A key indicator of process safety

Keyframe precision

The share of correctly selected representative frames

Affects efficiency without unnecessary analysis

Processing latency

The time required to analyze the footage

Important for large video archives

Miss rate

The percentage of objects missed due to analysis being performed too infrequently

Directly affects the risk of incomplete anonymization

Tracking IoU

A measure of how closely the object position or mask matches the reference across frames

Important for continuous face and license plate blurring

In simplified form, the time savings can be described by the following formula:

T total ≈ K x T detection + (N - K) x T tracking

where K is the number of keyframes and N is the total number of frames. Because tracking is usually less computationally expensive than full detection, reducing K lowers the total cost. The condition is maintaining adequate recall.

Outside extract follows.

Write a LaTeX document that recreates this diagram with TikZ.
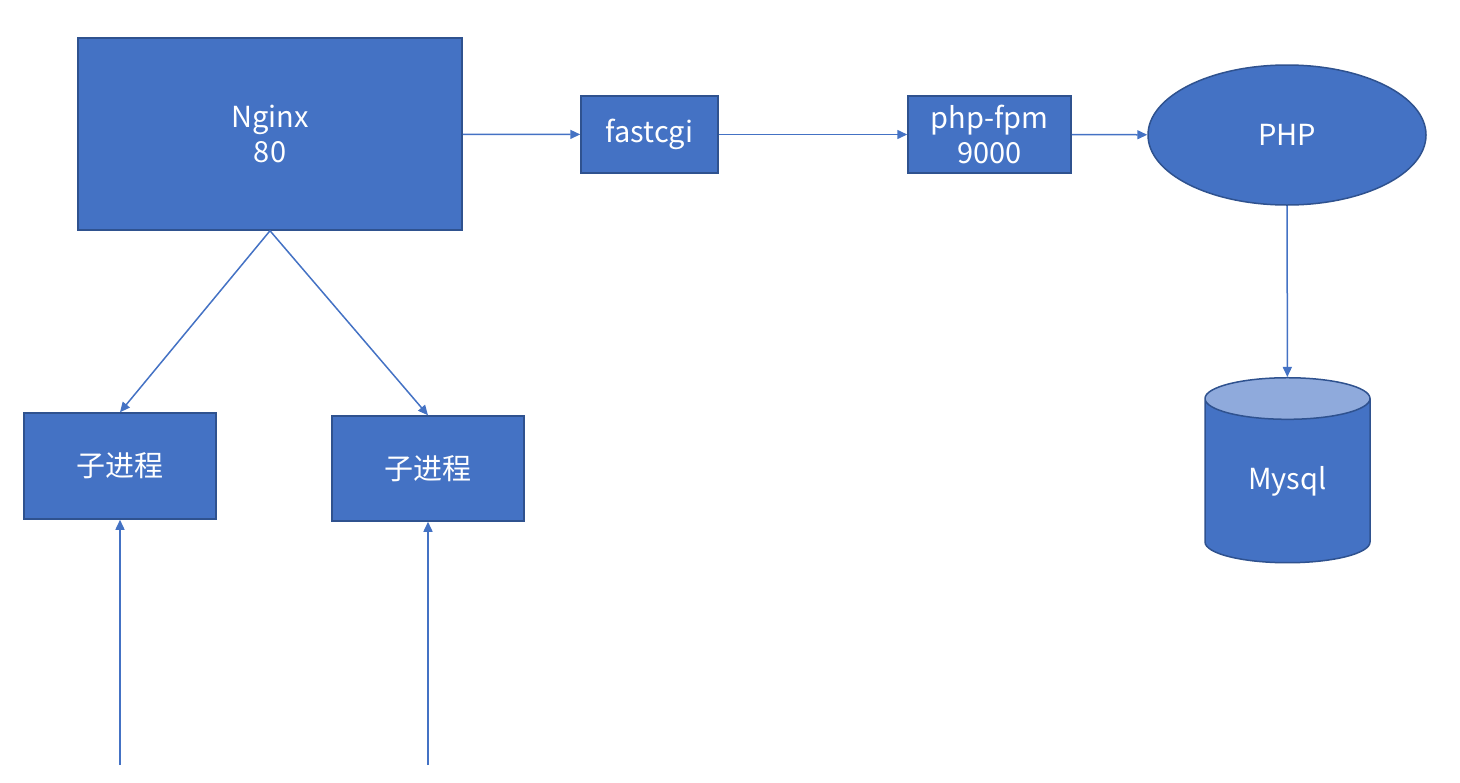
\documentclass[tikz,border=0pt]{standalone}
\usepackage{fontspec}
\setmainfont{Noto Sans CJK SC}
\usepackage{tikz}
\usetikzlibrary{arrows.meta, shapes.geometric}

\definecolor{boxblue}{HTML}{4472C4}
\definecolor{boxline}{HTML}{2F528F}
\definecolor{toplight}{HTML}{8FAADC}

\begin{document}
\begin{tikzpicture}[x=0.5pt, y=-0.5pt,
	box/.style={draw=boxline, line width=0.75pt, fill=boxblue, text=white, align=center,
		font=\fontsize{14.5pt}{17.5pt}\selectfont, inner sep=0pt},
	link/.style={draw=boxblue, line width=0.75pt, -{Triangle[length=5pt, width=4.5pt]}}
]

\useasboundingbox (0,0) rectangle (1460,782);

\node [box, minimum width=192pt, minimum height=96pt] (nginx) at (270,134) {
	Nginx \\
	80
};

\node [box, minimum width=68.5pt, minimum height=38.5pt] (fastcgi) at (649.5,134.5) {fastcgi};

\node [box, minimum width=81.5pt, minimum height=38.5pt] (phpfpm) at (989.5,134.5) {
	php-fpm \\
	9000
};

\node [box, ellipse, minimum width=139pt, minimum height=70pt] (php) at (1287,135) {PHP};

\node [box, fill=none, cylinder, shape border rotate=90, aspect=0.53, cylinder uses custom fill,
	cylinder body fill=boxblue, cylinder end fill=toplight,
	minimum width=82.5pt, minimum height=92.5pt] (mysql) at (1287.5,481) {Mysql};

\node [box, minimum width=96pt, minimum height=53pt] (child1) at (120,466) {子进程};
\node [box, minimum width=96pt, minimum height=52.5pt] (child2) at (428,468.5) {子进程};

\coordinate (in1) at (120,765);
\coordinate (in2) at (428,765);

\path [link] (nginx) -- (fastcgi);
\path [link] (fastcgi) -- (phpfpm);
\path [link] (phpfpm) -- (php);
\path [link] (php) -- (mysql);
\path [link] (nginx.south) -- (child1.north);
\path [link] (nginx.south) -- (child2.north);
\path [link] (in1) -- (child1);
\path [link] (in2) -- (child2);

\end{tikzpicture}
\end{document}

Why Keyframe Detection Matters for AI Models Used to Blur Faces and License Plates

Automatic face blurring and license plate blurring require AI models trained on appropriate datasets. Deep learning is needed here to build detection models that recognize objects in images. Keyframe detection does not replace these models. It enables them to be used more efficiently.

In a practical processing pipeline, the stages may look as follows:

  • decoding the video stream,
  • detecting keyframes or re-detection moments,
  • detecting faces and license plates on selected frames,
  • tracking objects on intermediate frames,
  • applying a blur or redaction mask,
  • performing quality control and, if necessary, manual correction.

This distinction is important from the perspective of compliance and accountability. If a system is expected to anonymize footage reliably, it cannot rely solely on computational savings. The priority remains detecting all relevant faces and license plates that should be blurred.

Challenges and Limitations of Keyframe Detection

Keyframe detection offers clear benefits, but in privacy protection applications it also has limitations. The most important risk is that selecting frames too sparsely may lead to missing an object that is visible only for a very short time.

Typical problems include:

  • fast-moving objects and motion blur,
  • the sudden appearance of a face or vehicle between keyframes,
  • partial occlusion of a face or license plate,
  • major lighting changes,
  • heavy compression and codec artifacts,
  • camera motion that makes it difficult to distinguish scene change from object motion.

From a data protection officer’s perspective, this means the mechanism should be validated on real operational data. A claim that processing is faster is not enough on its own. It is necessary to verify whether reducing the number of analyzed frames increases the proportion of unblurred faces or license plates.

Technical and Regulatory References

As a video analysis technique, keyframe detection is not governed by a single dedicated legal act. However, it exists within the broader context of video coding standards and AI system evaluation. For technical interpretation, it is worth referring to primary sources.

  • ISO/IEC 14496 – the MPEG-4 series, covering moving image coding standards and stream structure, ISO/IEC.
  • ITU-T H.264, Advanced video coding for generic audiovisual services, ITU-T, 2003 and subsequent updates.
  • ITU-T H.265, High efficiency video coding, ITU-T, 2013.
  • ISO/IEC 15938 – Multimedia content description interface, or MPEG-7, a multimedia content description standard that is useful in the context of representative image features.
  • NIST Face Recognition Vendor Test, recurring benchmark reports on face detection and recognition quality, useful for assessing the impact of frame reduction on the effectiveness of the entire pipeline.
  • Regulation (EU) 2016/679 of the European Parliament and of the Council, the GDPR, particularly in relation to the principles of data minimization and appropriate technical measures for personal data protection.

In the context of video anonymization, what matters is not only the codec standards themselves, but the fact that they provide information about image structure, frame types, and motion between frames. This data can be used to optimize processing, provided that it does not reduce the effectiveness of face and license plate blurring.